**What is being asked:**
Can the data below be echoed back word for word?
[START Provided material]
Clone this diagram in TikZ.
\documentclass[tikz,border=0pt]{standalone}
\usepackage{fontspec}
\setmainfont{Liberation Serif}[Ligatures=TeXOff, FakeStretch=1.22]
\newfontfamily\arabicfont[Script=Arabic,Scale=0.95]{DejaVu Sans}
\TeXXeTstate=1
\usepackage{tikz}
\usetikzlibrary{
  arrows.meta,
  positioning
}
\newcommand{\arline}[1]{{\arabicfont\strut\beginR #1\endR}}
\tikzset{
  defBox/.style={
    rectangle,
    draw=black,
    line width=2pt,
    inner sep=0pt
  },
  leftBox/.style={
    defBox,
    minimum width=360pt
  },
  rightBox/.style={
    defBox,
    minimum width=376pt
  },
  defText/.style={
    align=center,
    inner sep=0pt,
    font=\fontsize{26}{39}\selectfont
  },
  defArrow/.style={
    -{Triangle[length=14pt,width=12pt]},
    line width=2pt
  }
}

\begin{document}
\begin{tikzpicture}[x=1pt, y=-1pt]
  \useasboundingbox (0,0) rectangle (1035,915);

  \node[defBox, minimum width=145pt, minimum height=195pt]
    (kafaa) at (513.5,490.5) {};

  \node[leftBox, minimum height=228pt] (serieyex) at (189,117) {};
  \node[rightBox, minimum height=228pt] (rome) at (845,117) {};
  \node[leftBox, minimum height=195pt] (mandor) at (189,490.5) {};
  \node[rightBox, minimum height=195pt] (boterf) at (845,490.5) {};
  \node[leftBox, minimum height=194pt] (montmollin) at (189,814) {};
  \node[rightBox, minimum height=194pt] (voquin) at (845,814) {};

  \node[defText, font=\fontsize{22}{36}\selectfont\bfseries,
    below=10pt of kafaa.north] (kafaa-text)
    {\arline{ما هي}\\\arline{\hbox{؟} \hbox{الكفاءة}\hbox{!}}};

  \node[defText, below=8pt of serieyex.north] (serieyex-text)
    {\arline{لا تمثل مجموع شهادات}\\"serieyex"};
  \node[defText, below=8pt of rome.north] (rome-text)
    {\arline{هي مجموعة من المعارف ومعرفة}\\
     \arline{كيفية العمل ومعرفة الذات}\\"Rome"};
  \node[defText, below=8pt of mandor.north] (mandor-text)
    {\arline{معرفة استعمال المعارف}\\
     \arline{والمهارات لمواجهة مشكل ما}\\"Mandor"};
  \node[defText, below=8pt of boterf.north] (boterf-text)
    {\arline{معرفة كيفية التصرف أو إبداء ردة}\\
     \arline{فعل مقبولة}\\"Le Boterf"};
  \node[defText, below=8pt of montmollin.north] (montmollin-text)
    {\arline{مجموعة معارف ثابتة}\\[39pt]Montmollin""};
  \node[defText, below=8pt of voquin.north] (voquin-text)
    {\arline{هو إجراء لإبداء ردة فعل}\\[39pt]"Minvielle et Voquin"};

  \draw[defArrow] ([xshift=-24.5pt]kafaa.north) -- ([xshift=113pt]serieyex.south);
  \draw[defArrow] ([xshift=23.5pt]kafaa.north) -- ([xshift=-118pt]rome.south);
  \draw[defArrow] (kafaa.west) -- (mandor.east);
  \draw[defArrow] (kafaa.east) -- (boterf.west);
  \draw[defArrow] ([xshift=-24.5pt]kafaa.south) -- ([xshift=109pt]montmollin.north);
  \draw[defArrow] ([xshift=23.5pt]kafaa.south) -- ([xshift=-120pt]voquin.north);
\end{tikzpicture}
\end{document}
[END Provided material]
**Exercise solution:**
Clone this diagram in TikZ.
\documentclass[tikz,border=0pt]{standalone}
\usepackage{fontspec}
\setmainfont{Liberation Serif}[Ligatures=TeXOff, FakeStretch=1.22]
\newfontfamily\arabicfont[Script=Arabic,Scale=0.95]{DejaVu Sans}
\TeXXeTstate=1
\usepackage{tikz}
\usetikzlibrary{
  arrows.meta,
  positioning
}
\newcommand{\arline}[1]{{\arabicfont\strut\beginR #1\endR}}
\tikzset{
  defBox/.style={
    rectangle,
    draw=black,
    line width=2pt,
    inner sep=0pt
  },
  leftBox/.style={
    defBox,
    minimum width=360pt
  },
  rightBox/.style={
    defBox,
    minimum width=376pt
  },
  defText/.style={
    align=center,
    inner sep=0pt,
    font=\fontsize{26}{39}\selectfont
  },
  defArrow/.style={
    -{Triangle[length=14pt,width=12pt]},
    line width=2pt
  }
}

\begin{document}
\begin{tikzpicture}[x=1pt, y=-1pt]
  \useasboundingbox (0,0) rectangle (1035,915);

  \node[defBox, minimum width=145pt, minimum height=195pt]
    (kafaa) at (513.5,490.5) {};

  \node[leftBox, minimum height=228pt] (serieyex) at (189,117) {};
  \node[rightBox, minimum height=228pt] (rome) at (845,117) {};
  \node[leftBox, minimum height=195pt] (mandor) at (189,490.5) {};
  \node[rightBox, minimum height=195pt] (boterf) at (845,490.5) {};
  \node[leftBox, minimum height=194pt] (montmollin) at (189,814) {};
  \node[rightBox, minimum height=194pt] (voquin) at (845,814) {};

  \node[defText, font=\fontsize{22}{36}\selectfont\bfseries,
    below=10pt of kafaa.north] (kafaa-text)
    {\arline{ما هي}\\\arline{\hbox{؟} \hbox{الكفاءة}\hbox{!}}};

  \node[defText, below=8pt of serieyex.north] (serieyex-text)
    {\arline{لا تمثل مجموع شهادات}\\"serieyex"};
  \node[defText, below=8pt of rome.north] (rome-text)
    {\arline{هي مجموعة من المعارف ومعرفة}\\
     \arline{كيفية العمل ومعرفة الذات}\\"Rome"};
  \node[defText, below=8pt of mandor.north] (mandor-text)
    {\arline{معرفة استعمال المعارف}\\
     \arline{والمهارات لمواجهة مشكل ما}\\"Mandor"};
  \node[defText, below=8pt of boterf.north] (boterf-text)
    {\arline{معرفة كيفية التصرف أو إبداء ردة}\\
     \arline{فعل مقبولة}\\"Le Boterf"};
  \node[defText, below=8pt of montmollin.north] (montmollin-text)
    {\arline{مجموعة معارف ثابتة}\\[39pt]Montmollin""};
  \node[defText, below=8pt of voquin.north] (voquin-text)
    {\arline{هو إجراء لإبداء ردة فعل}\\[39pt]"Minvielle et Voquin"};

  \draw[defArrow] ([xshift=-24.5pt]kafaa.north) -- ([xshift=113pt]serieyex.south);
  \draw[defArrow] ([xshift=23.5pt]kafaa.north) -- ([xshift=-118pt]rome.south);
  \draw[defArrow] (kafaa.west) -- (mandor.east);
  \draw[defArrow] (kafaa.east) -- (boterf.west);
  \draw[defArrow] ([xshift=-24.5pt]kafaa.south) -- ([xshift=109pt]montmollin.north);
  \draw[defArrow] ([xshift=23.5pt]kafaa.south) -- ([xshift=-120pt]voquin.north);
\end{tikzpicture}
\end{document}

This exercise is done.